Worse than TV?

The New York Times ran an article last week on the cost of mobile ads. I’m surprised it did not raise more eyebrows.

In it, they counted all the data transferred when accessing articles from various websites, and categorized it by ad-related and content-related. What they found was that on average, more than half the bits go to ads; in some cases, way more than half.

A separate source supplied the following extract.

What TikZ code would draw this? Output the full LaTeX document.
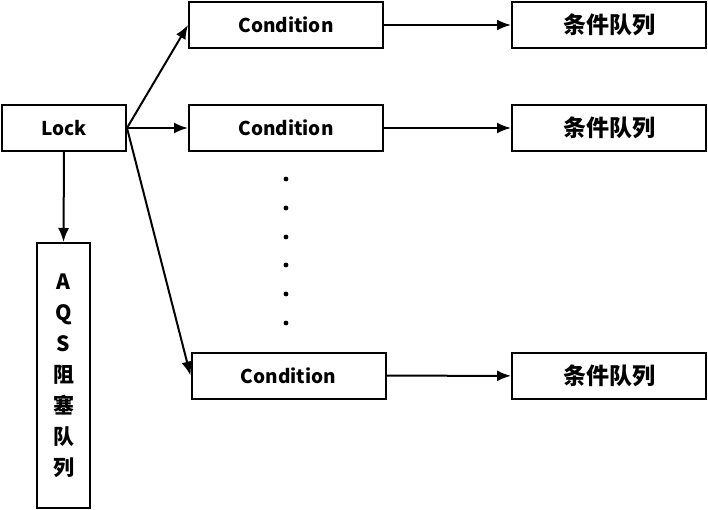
\documentclass[tikz,border=0pt]{standalone}
\usepackage{fontspec}
\setmainfont{Noto Sans CJK SC}
\usepackage{tikz}
\usetikzlibrary{arrows.meta,positioning}

\begin{document}
\begin{tikzpicture}[
  x=1pt, y=-1pt,
  box/.style={draw, line width=2pt, minimum width=194pt,
              minimum height=46pt, inner sep=0pt, font=\fontsize{19}{22}\selectfont\bfseries},
  queue/.style={box, font=\fontsize{23}{26}\selectfont\bfseries},
  link/.style={line width=2pt, -{Latex[length=14pt,width=11pt]}}]
  \useasboundingbox (0,0) rectangle (708,510);
  \node[box, minimum width=124pt] (lock) at (64,128) {Lock};
  \node[box, minimum width=53pt, minimum height=265pt, align=center,
        font=\fontsize{21}{31}\selectfont\bfseries] (aqs) at (63.5,375.5)
        {A\\Q\\S\\阻\\塞\\队\\列};
  \node[box] (cond1) at (286,25) {Condition};
  \node[box] (cond2) at (286,128) {Condition};
  \node[box] (cond3) at (288.5,375.5) {Condition};
  \node[queue] (queue1) at (609,25) {条件队列};
  \node[queue] (queue2) at (609,128) {条件队列};
  \node[queue] (queue3) at (609,376) {条件队列};
  \draw[link] (lock.east) -- (cond1.west);
  \draw[link] (lock.east) -- (cond2.west);
  \draw[link] (lock.east) -- (cond3.west);
  \draw[link] (lock.south) -- (aqs.north);
  \draw[link] (cond1) -- (queue1);
  \draw[link] (cond2) -- (queue2);
  \draw[link] (cond3) -- (queue3);
  % vertical dots between the conditions
  \foreach \y in {179,208,237,265,294,323}
    \fill (286,\y) circle (2.4pt);
\end{tikzpicture}
\end{document}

But I think it’s worse, because, aside from download time, the article doesn’t go into the computational resources consumed by ads. To a first approximation, a static webpage should only use the CPU needed to render, and after that, nothing. But ad-infused webpage continue to use the CPU doing all manner of peek-a-boo’s, hey-there’s, delayed starts, etc.  This is taking your time and your battery life. If your phone has a non-replaceable battery, it’s also taking your phone life.

A few observations:

  • This is worse than television. On TV, content was 22 minutes of every 30. That makes 27% advertising by bandwidth. I recognize that there was advertising embedded in the content, as well.
  • This is worse than the article implies since so much web content is paginated, meaning you have to pay the ad penalty several times to see the content.
  • Ads effect wealthy users, who are more likely to have high-performance phones and high-bandwidth data plans, less than poorer users. Wealthy users will spend less time waiting for content and less time looking at pages to load. This also is different from TV.
  • A lot of editorial web content is of very low quality (again, subjectively, worse than TV because with TV you needed to attract some non-trivial audience and hold it) and even that is covered with ads. In fact, like radio, it seems like rather than having the prevalence of advertising correlate directly with the cost of production and delivery, it correlates somewhat negatively.
  • There is a game on between ad-blockers and advertisers that seems to have a Nash Equilibrium at a very bad place. That is, the ads are getting much more aggressive and taking more and more resources, and the countermeasures to avoid them are getting similarly aggressive, and there seems to be no clear bottom.

More than one person has explained to me that the ad-driven web is a fact of life, like gravity, and that we must all accept it. I’m not so sure. Better outcomes do seem possible. One might be micropayments, allowing people to access content on a per-click basis without the need for ad revenue. It was tried and failed. Maybe the situation was just not bad enough yet?

Another alternative would be for media to aggregate into subscription-based syndicates. Perhaps that will result in a two-tiered “free” and “paid” web that will match our stratified society.

The current trend is obviously for the web to implode leaving us with an app-based world, though I see no reason in the long term that even the best apps won’t eventually race to the bottom, as well.